Leggo oggi su “Domenica” de “Il Sole 24 ore” che Max Frisch annotava sul suo Frammenti di un terzo diario: “Ho davvero qualcosa da dire?”.
Avere qualcosa da dire in fondo potrebbe essere la risposta dirimente alla domanda che ci siamo posti nell’ articolo precedente “Perché scrivi?”. Orientare il dubbio dal perché si scrive all’avere o non avere materia per scrivere. E percepire la scrittura inadeguata.
Continuo a leggere l’articolo di Bajani che cita Frisch: “Che cosa può, la scrittura, di fronte a un mondo che si spacca, che si sbriciola, che è a rischio di autodistruzione, se non organizzarsi in frammenti?” Scrive Bajani che Frisch di fronte a una frantumazione divenuta parossistica risponde opponendo sì una forma, ma che non è più in grado di governare nulla:
“La scrittura come legittima difesa contro l’esperienza dell’impotenza. Se ci riesce anche solo la forma di un’unica frase quanto poco ci tocca ciò che di enorme e informe ci cova nell’anima e ci minaccia all’intorno!

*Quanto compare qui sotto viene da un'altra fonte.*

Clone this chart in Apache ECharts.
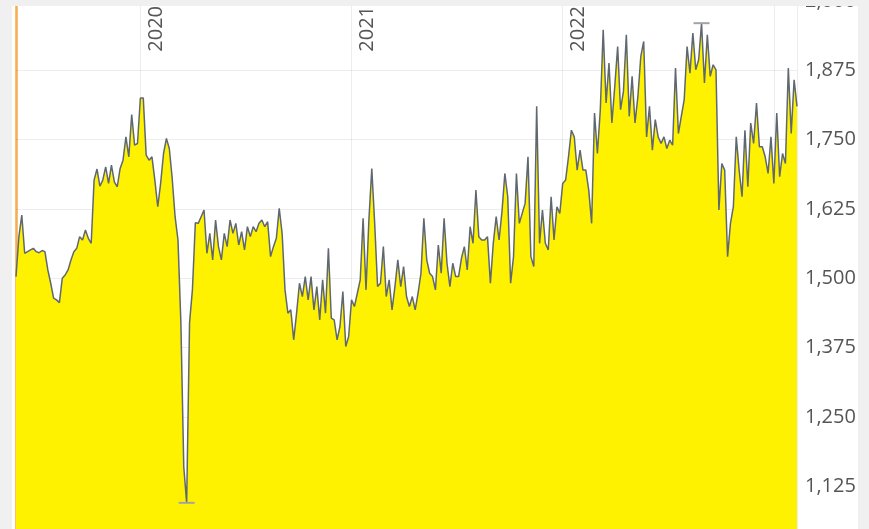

Riusciamo a sopportare il mondo, perfino quello reale, a gettare uno sguardo nella sua follia; vi riusciamo nella folle speranza che il caos si lasci ordinare, si lasci comporre come una frase, e la forma, ovunque la si realizzi, ha una virtù di consolarci che non ha uguali”. Frisch assegna una funzione con-solatoria alla scrittura, scrivere per non sentirsi soli, gettati nel caos del mondo, e Bajani chiude il suo articolo su Frisch così:
“Stiamo lì, piegati, fetali per difesa e non più per nascita, difendendo le parti più fragili, e poi mandando messaggi di poche lettere, di pochi caratteri, con la consolazione illusoria di esserci riparati dentro a una parola come dentro a un portone quando fuori infuria la bufera”.
P.S.
Incastonato dal menabò all’interno dell’articolo di Bajani c’è un trafiletto che dà notizia di un’iniziativa editoriale. Una nuova collana ebook Laurana Reloaded dedicata al recupero della migliore narrativa italiana comparsa tra gli anni ’90 e i 2000. I primi tre saranno: Forme d’onda di Dario Voltolini (1996), Il mostro di Vigevano di Piersandro Pallavicini (1999), Sono l’ultimo a scendere di Giulio Mozzi (2009).